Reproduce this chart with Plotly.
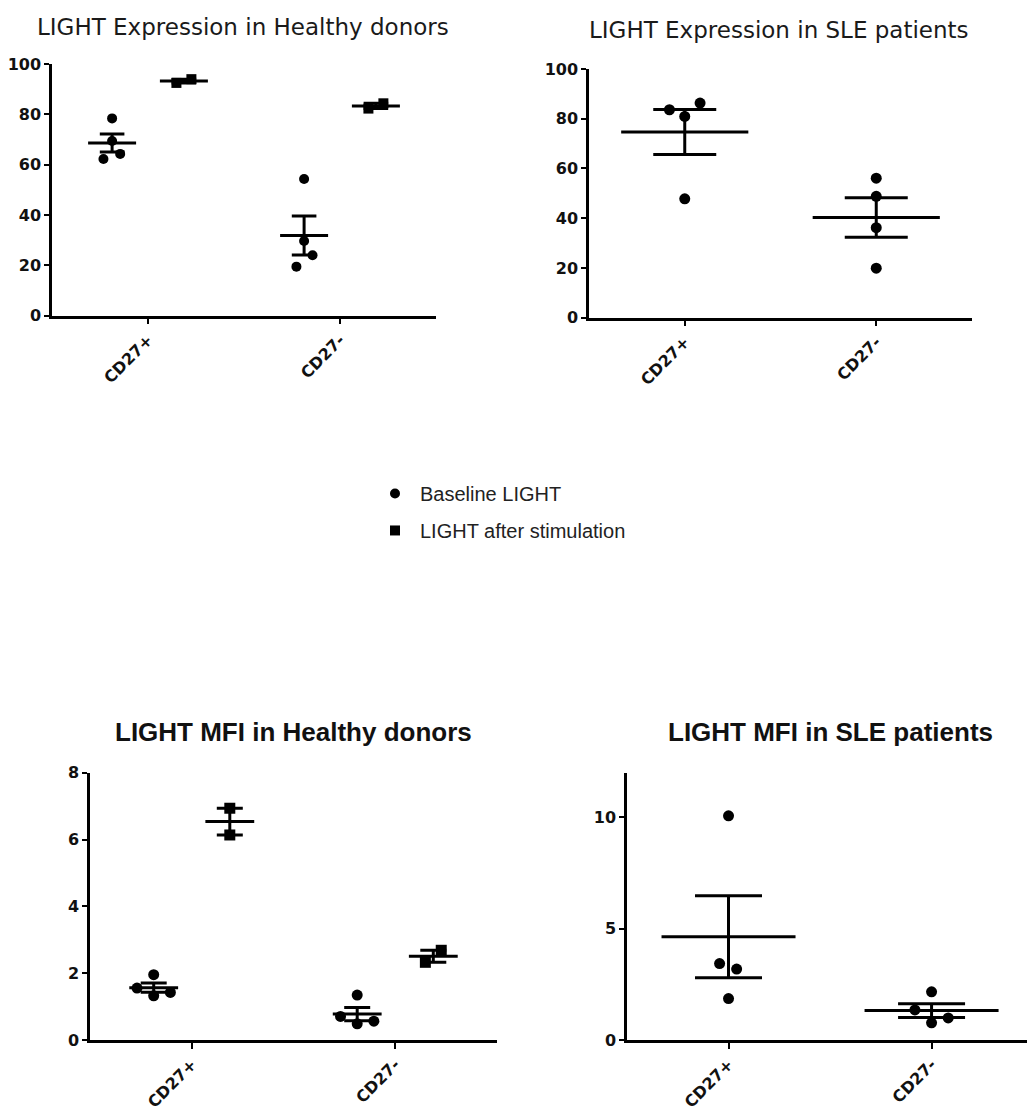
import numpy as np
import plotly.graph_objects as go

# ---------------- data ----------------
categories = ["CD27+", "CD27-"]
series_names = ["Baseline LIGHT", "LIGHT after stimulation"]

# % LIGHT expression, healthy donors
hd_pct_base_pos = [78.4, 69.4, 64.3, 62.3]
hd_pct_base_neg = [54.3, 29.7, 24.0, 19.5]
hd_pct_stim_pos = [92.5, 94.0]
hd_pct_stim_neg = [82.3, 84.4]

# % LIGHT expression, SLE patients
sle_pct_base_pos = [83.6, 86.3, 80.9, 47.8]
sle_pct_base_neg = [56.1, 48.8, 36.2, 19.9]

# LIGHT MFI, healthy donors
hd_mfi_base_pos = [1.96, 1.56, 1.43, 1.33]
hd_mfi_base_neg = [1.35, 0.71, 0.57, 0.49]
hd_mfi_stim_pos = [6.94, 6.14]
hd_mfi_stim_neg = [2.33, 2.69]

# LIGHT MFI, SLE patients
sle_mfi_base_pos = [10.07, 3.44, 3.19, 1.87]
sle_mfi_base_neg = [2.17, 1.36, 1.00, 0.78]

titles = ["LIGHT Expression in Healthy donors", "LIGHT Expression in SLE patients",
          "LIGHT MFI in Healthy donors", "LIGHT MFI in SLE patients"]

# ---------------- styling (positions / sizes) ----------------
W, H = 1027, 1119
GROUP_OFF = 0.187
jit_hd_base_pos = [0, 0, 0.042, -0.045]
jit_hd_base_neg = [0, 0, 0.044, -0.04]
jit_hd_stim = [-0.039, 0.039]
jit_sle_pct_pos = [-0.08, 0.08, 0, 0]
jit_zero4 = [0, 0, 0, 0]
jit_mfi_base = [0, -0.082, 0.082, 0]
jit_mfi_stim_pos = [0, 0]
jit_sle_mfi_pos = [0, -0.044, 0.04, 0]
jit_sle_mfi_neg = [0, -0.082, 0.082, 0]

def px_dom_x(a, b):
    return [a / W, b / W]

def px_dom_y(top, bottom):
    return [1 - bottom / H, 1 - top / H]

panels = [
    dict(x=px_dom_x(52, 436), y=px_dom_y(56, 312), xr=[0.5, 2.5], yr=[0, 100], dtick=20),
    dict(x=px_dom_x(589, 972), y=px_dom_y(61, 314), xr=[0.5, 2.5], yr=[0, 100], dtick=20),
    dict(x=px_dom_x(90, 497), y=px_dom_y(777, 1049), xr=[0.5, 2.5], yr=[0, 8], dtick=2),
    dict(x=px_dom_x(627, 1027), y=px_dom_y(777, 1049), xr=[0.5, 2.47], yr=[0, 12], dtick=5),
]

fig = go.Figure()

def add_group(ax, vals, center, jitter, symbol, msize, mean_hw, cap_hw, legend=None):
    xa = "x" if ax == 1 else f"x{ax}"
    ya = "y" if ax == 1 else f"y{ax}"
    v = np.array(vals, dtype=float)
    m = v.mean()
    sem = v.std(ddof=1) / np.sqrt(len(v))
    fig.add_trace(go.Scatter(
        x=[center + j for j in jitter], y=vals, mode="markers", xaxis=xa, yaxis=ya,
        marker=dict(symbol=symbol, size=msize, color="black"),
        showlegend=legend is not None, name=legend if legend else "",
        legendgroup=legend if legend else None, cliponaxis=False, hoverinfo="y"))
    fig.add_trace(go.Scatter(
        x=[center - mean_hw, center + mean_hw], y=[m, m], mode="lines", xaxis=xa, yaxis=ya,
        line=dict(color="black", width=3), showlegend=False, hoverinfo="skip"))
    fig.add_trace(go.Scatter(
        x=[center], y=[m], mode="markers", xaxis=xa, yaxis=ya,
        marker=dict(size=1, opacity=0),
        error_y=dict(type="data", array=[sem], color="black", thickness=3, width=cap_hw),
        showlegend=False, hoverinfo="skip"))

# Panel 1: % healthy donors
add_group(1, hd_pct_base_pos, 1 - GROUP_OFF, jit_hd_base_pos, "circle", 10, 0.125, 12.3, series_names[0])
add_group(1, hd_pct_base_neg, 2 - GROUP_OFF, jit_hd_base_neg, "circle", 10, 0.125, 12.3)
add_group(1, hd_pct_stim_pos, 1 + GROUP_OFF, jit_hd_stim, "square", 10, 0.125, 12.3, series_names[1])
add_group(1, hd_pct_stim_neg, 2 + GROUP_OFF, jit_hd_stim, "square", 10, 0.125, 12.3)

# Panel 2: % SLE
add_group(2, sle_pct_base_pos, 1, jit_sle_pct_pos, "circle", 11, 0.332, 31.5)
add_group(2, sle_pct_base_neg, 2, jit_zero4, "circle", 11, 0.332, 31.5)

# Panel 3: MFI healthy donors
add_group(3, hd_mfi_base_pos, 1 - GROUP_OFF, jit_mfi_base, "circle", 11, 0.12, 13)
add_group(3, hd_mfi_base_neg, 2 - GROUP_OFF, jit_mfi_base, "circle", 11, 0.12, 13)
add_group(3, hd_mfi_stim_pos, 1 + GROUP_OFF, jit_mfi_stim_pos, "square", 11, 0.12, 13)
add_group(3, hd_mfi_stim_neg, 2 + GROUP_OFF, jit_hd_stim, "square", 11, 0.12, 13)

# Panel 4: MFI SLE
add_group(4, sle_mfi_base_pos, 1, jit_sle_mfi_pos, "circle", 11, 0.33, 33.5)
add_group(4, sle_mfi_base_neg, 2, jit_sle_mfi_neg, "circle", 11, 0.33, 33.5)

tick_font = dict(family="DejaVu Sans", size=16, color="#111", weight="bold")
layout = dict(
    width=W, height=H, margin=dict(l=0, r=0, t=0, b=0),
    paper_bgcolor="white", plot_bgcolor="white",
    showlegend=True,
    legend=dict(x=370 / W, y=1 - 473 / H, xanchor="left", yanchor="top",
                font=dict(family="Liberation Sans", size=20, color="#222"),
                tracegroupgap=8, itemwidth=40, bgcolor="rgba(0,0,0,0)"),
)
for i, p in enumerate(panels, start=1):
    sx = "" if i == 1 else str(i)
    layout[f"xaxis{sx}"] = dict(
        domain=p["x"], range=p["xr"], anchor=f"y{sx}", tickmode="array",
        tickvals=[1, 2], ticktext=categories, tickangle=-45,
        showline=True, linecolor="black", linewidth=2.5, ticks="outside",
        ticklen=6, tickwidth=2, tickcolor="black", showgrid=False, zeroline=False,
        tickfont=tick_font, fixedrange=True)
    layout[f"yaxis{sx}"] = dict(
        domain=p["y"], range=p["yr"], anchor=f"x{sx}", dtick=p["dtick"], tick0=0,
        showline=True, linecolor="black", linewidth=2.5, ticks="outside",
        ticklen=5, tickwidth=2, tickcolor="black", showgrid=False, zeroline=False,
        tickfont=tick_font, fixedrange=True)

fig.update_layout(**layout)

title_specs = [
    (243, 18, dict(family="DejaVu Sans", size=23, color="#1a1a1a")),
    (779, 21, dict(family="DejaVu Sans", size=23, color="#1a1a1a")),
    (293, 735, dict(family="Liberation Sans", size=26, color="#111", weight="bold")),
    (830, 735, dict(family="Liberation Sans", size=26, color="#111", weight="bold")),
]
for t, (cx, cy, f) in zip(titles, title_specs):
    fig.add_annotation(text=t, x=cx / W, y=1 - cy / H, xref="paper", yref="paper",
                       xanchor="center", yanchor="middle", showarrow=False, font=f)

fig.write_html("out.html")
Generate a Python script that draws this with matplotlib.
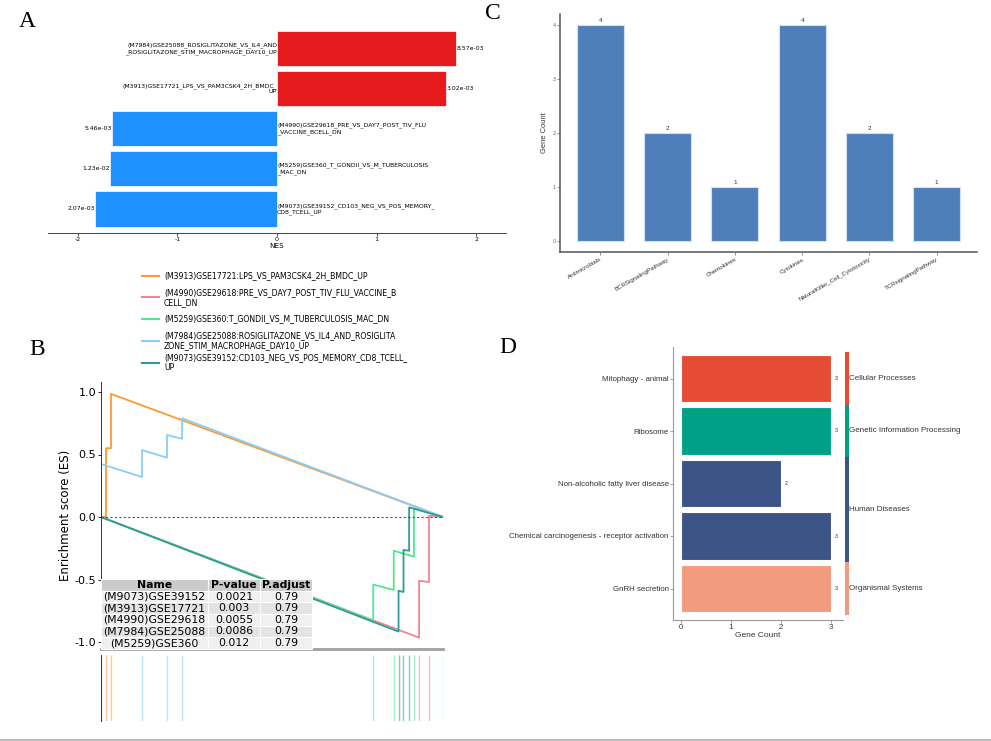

----

What is required -> Using the material above, set down every line exactly, but skip the pictures.

Answer to this problem ->
Reproduce this chart with Plotly.
import numpy as np
import plotly.graph_objects as go

# ---------------- data ----------------
categories = ["CD27+", "CD27-"]
series_names = ["Baseline LIGHT", "LIGHT after stimulation"]

# % LIGHT expression, healthy donors
hd_pct_base_pos = [78.4, 69.4, 64.3, 62.3]
hd_pct_base_neg = [54.3, 29.7, 24.0, 19.5]
hd_pct_stim_pos = [92.5, 94.0]
hd_pct_stim_neg = [82.3, 84.4]

# % LIGHT expression, SLE patients
sle_pct_base_pos = [83.6, 86.3, 80.9, 47.8]
sle_pct_base_neg = [56.1, 48.8, 36.2, 19.9]

# LIGHT MFI, healthy donors
hd_mfi_base_pos = [1.96, 1.56, 1.43, 1.33]
hd_mfi_base_neg = [1.35, 0.71, 0.57, 0.49]
hd_mfi_stim_pos = [6.94, 6.14]
hd_mfi_stim_neg = [2.33, 2.69]

# LIGHT MFI, SLE patients
sle_mfi_base_pos = [10.07, 3.44, 3.19, 1.87]
sle_mfi_base_neg = [2.17, 1.36, 1.00, 0.78]

titles = ["LIGHT Expression in Healthy donors", "LIGHT Expression in SLE patients",
          "LIGHT MFI in Healthy donors", "LIGHT MFI in SLE patients"]

# ---------------- styling (positions / sizes) ----------------
W, H = 1027, 1119
GROUP_OFF = 0.187
jit_hd_base_pos = [0, 0, 0.042, -0.045]
jit_hd_base_neg = [0, 0, 0.044, -0.04]
jit_hd_stim = [-0.039, 0.039]
jit_sle_pct_pos = [-0.08, 0.08, 0, 0]
jit_zero4 = [0, 0, 0, 0]
jit_mfi_base = [0, -0.082, 0.082, 0]
jit_mfi_stim_pos = [0, 0]
jit_sle_mfi_pos = [0, -0.044, 0.04, 0]
jit_sle_mfi_neg = [0, -0.082, 0.082, 0]

def px_dom_x(a, b):
    return [a / W, b / W]

def px_dom_y(top, bottom):
    return [1 - bottom / H, 1 - top / H]

panels = [
    dict(x=px_dom_x(52, 436), y=px_dom_y(56, 312), xr=[0.5, 2.5], yr=[0, 100], dtick=20),
    dict(x=px_dom_x(589, 972), y=px_dom_y(61, 314), xr=[0.5, 2.5], yr=[0, 100], dtick=20),
    dict(x=px_dom_x(90, 497), y=px_dom_y(777, 1049), xr=[0.5, 2.5], yr=[0, 8], dtick=2),
    dict(x=px_dom_x(627, 1027), y=px_dom_y(777, 1049), xr=[0.5, 2.47], yr=[0, 12], dtick=5),
]

fig = go.Figure()

def add_group(ax, vals, center, jitter, symbol, msize, mean_hw, cap_hw, legend=None):
    xa = "x" if ax == 1 else f"x{ax}"
    ya = "y" if ax == 1 else f"y{ax}"
    v = np.array(vals, dtype=float)
    m = v.mean()
    sem = v.std(ddof=1) / np.sqrt(len(v))
    fig.add_trace(go.Scatter(
        x=[center + j for j in jitter], y=vals, mode="markers", xaxis=xa, yaxis=ya,
        marker=dict(symbol=symbol, size=msize, color="black"),
        showlegend=legend is not None, name=legend if legend else "",
        legendgroup=legend if legend else None, cliponaxis=False, hoverinfo="y"))
    fig.add_trace(go.Scatter(
        x=[center - mean_hw, center + mean_hw], y=[m, m], mode="lines", xaxis=xa, yaxis=ya,
        line=dict(color="black", width=3), showlegend=False, hoverinfo="skip"))
    fig.add_trace(go.Scatter(
        x=[center], y=[m], mode="markers", xaxis=xa, yaxis=ya,
        marker=dict(size=1, opacity=0),
        error_y=dict(type="data", array=[sem], color="black", thickness=3, width=cap_hw),
        showlegend=False, hoverinfo="skip"))

# Panel 1: % healthy donors
add_group(1, hd_pct_base_pos, 1 - GROUP_OFF, jit_hd_base_pos, "circle", 10, 0.125, 12.3, series_names[0])
add_group(1, hd_pct_base_neg, 2 - GROUP_OFF, jit_hd_base_neg, "circle", 10, 0.125, 12.3)
add_group(1, hd_pct_stim_pos, 1 + GROUP_OFF, jit_hd_stim, "square", 10, 0.125, 12.3, series_names[1])
add_group(1, hd_pct_stim_neg, 2 + GROUP_OFF, jit_hd_stim, "square", 10, 0.125, 12.3)

# Panel 2: % SLE
add_group(2, sle_pct_base_pos, 1, jit_sle_pct_pos, "circle", 11, 0.332, 31.5)
add_group(2, sle_pct_base_neg, 2, jit_zero4, "circle", 11, 0.332, 31.5)

# Panel 3: MFI healthy donors
add_group(3, hd_mfi_base_pos, 1 - GROUP_OFF, jit_mfi_base, "circle", 11, 0.12, 13)
add_group(3, hd_mfi_base_neg, 2 - GROUP_OFF, jit_mfi_base, "circle", 11, 0.12, 13)
add_group(3, hd_mfi_stim_pos, 1 + GROUP_OFF, jit_mfi_stim_pos, "square", 11, 0.12, 13)
add_group(3, hd_mfi_stim_neg, 2 + GROUP_OFF, jit_hd_stim, "square", 11, 0.12, 13)

# Panel 4: MFI SLE
add_group(4, sle_mfi_base_pos, 1, jit_sle_mfi_pos, "circle", 11, 0.33, 33.5)
add_group(4, sle_mfi_base_neg, 2, jit_sle_mfi_neg, "circle", 11, 0.33, 33.5)

tick_font = dict(family="DejaVu Sans", size=16, color="#111", weight="bold")
layout = dict(
    width=W, height=H, margin=dict(l=0, r=0, t=0, b=0),
    paper_bgcolor="white", plot_bgcolor="white",
    showlegend=True,
    legend=dict(x=370 / W, y=1 - 473 / H, xanchor="left", yanchor="top",
                font=dict(family="Liberation Sans", size=20, color="#222"),
                tracegroupgap=8, itemwidth=40, bgcolor="rgba(0,0,0,0)"),
)
for i, p in enumerate(panels, start=1):
    sx = "" if i == 1 else str(i)
    layout[f"xaxis{sx}"] = dict(
        domain=p["x"], range=p["xr"], anchor=f"y{sx}", tickmode="array",
        tickvals=[1, 2], ticktext=categories, tickangle=-45,
        showline=True, linecolor="black", linewidth=2.5, ticks="outside",
        ticklen=6, tickwidth=2, tickcolor="black", showgrid=False, zeroline=False,
        tickfont=tick_font, fixedrange=True)
    layout[f"yaxis{sx}"] = dict(
        domain=p["y"], range=p["yr"], anchor=f"x{sx}", dtick=p["dtick"], tick0=0,
        showline=True, linecolor="black", linewidth=2.5, ticks="outside",
        ticklen=5, tickwidth=2, tickcolor="black", showgrid=False, zeroline=False,
        tickfont=tick_font, fixedrange=True)

fig.update_layout(**layout)

title_specs = [
    (243, 18, dict(family="DejaVu Sans", size=23, color="#1a1a1a")),
    (779, 21, dict(family="DejaVu Sans", size=23, color="#1a1a1a")),
    (293, 735, dict(family="Liberation Sans", size=26, color="#111", weight="bold")),
    (830, 735, dict(family="Liberation Sans", size=26, color="#111", weight="bold")),
]
for t, (cx, cy, f) in zip(titles, title_specs):
    fig.add_annotation(text=t, x=cx / W, y=1 - cy / H, xref="paper", yref="paper",
                       xanchor="center", yanchor="middle", showarrow=False, font=f)

fig.write_html("out.html")
Generate a Python script that draws this with matplotlib.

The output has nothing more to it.